Singing Eurydice, soprano Peggy Kriha Dye gives a performance of limitless passion, her voice strong and radiant. Dignified, noble, sensitive, her character’s love for Orpheus is her pole star and Kriha Dye pours her heart and soul into its operatic embodiment. A forceful soloist with sparkling top notes, Kriha Dye submits some of her finest work of the evening in ensemble engagements with Lebel. Her virtuosic turn in Act III, launched by her role in the lovers’ desperate duet, Dieux, soyez-moi favorables! (“Oh, gods, help me!”), followed in quick succession by Eurydice’s plaintive air, Fortune ennemie (“Cruel fate!”), then pivoting to a second duet with Orpheus, is nothing short of remarkable.
Soprano Meghan Lindsay is Amour, Orpheus and Eurydice’s second lively trouser role.
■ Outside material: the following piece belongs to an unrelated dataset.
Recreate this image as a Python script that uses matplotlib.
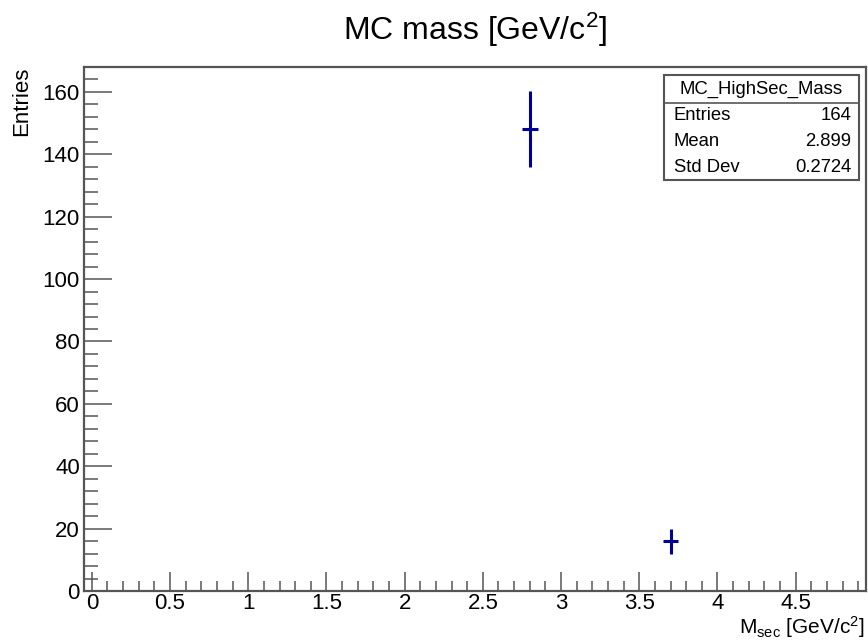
import numpy as np
import matplotlib
matplotlib.use("Agg")
import matplotlib.pyplot as plt
from matplotlib.patches import Rectangle
from matplotlib.lines import Line2D
from matplotlib.ticker import MultipleLocator

plt.rcParams['font.family'] = ['Liberation Sans', 'DejaVu Sans']
plt.rcParams['mathtext.fontset'] = 'custom'
plt.rcParams['mathtext.rm'] = 'Liberation Sans'
plt.rcParams['mathtext.it'] = 'Liberation Sans'

# histogram content (non-empty bins only)
bin_centers = [2.8, 3.7]
counts = [148, 16]
count_err = [12.2, 4.0]
bin_width = 0.1

stat_labels = ["Entries", "Mean", "Std Dev"]
stat_values = ["164", "2.899", "0.2724"]

fig = plt.figure(figsize=(8.68, 6.41), dpi=100)
ax = fig.add_axes([0.0968, 0.078, 0.9009, 0.8175])

ax.errorbar(bin_centers, counts, xerr=bin_width / 2, yerr=count_err,
            fmt='none', ecolor='#000099', elinewidth=2.2, capsize=0)

ax.set_xlim(-0.05, 4.95)
ax.set_ylim(0, 168)

ax.xaxis.set_minor_locator(MultipleLocator(0.1))
ax.yaxis.set_major_locator(MultipleLocator(20))
ax.yaxis.set_minor_locator(MultipleLocator(4))
ax.set_xticks(np.arange(0, 4.51, 0.5))
ax.set_xticklabels(['0', '0.5', '1', '1.5', '2', '2.5', '3', '3.5', '4', '4.5'])

ax.tick_params(axis='x', which='major', direction='in', length=13.5, width=1.1,
               color='#555555', labelsize=16, pad=1.5)
ax.tick_params(axis='x', which='minor', direction='in', length=7, width=1.1,
               color='#555555')
ax.tick_params(axis='y', which='major', direction='in', length=20, width=1.1,
               color='#555555', labelsize=16, pad=3)
ax.tick_params(axis='y', which='minor', direction='in', length=10, width=1.1,
               color='#555555')
for s in ax.spines.values():
    s.set_color('#555555')
    s.set_linewidth(1.6)

# axis titles, ROOT style
fig.text(0.9965, 0.002, r'M$_{\rm sec}$ [GeV/c$^{2}$]', ha='right', va='bottom',
         fontsize=15)
fig.text(0.025, 0.8955, 'Entries', rotation=90, ha='center', va='top',
         fontsize=16)
fig.text(0.547, 0.953, r'MC mass [GeV/c$^{2}$]', ha='center', va='center',
         fontsize=23)

# stats box
bx0, bx1 = 0.765, 0.9896
by0, by1 = 0.719, 0.883
fig.patches.append(Rectangle((bx0, by0), bx1 - bx0, by1 - by0,
                             transform=fig.transFigure, facecolor='white',
                             edgecolor='#555555', linewidth=1.5, zorder=5))
fig.lines.append(Line2D([bx0, bx1], [0.839, 0.839], transform=fig.transFigure,
                        color='#555555', linewidth=1.2, zorder=6))
fig.text((bx0 + bx1) / 2, 0.861, 'MC_HighSec_Mass', ha='center', va='center',
         fontsize=13.3, zorder=7)
row_y = [0.820, 0.779, 0.739]
for lab, val, yy in zip(stat_labels, stat_values, row_y):
    fig.text(bx0 + 0.011, yy, lab, ha='left', va='center', fontsize=13.3, zorder=7)
    fig.text(bx1 - 0.009, yy, val, ha='right', va='center', fontsize=13.3, zorder=7)

fig.savefig('out.png', dpi=100)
Twinkle-eyed, delightfully impish, Lindsay bounces through her book-ended appearances as the opera’s resident deus ex machina, singing with a free, breezy air that belies a rock solid command of technique.
The Tafelmusik Chamber Chorus superbly partners principals, flooding the lavish Elgin Theatre with waves of fluid harmony.
Like a cherished fairytale made more precious with each retelling, Orpheus and Euridice resonates across the centuries. With its enchanted new production, Opera Atelier has brought Gluck’s classic masterwork revoiced by Berlioz home to us.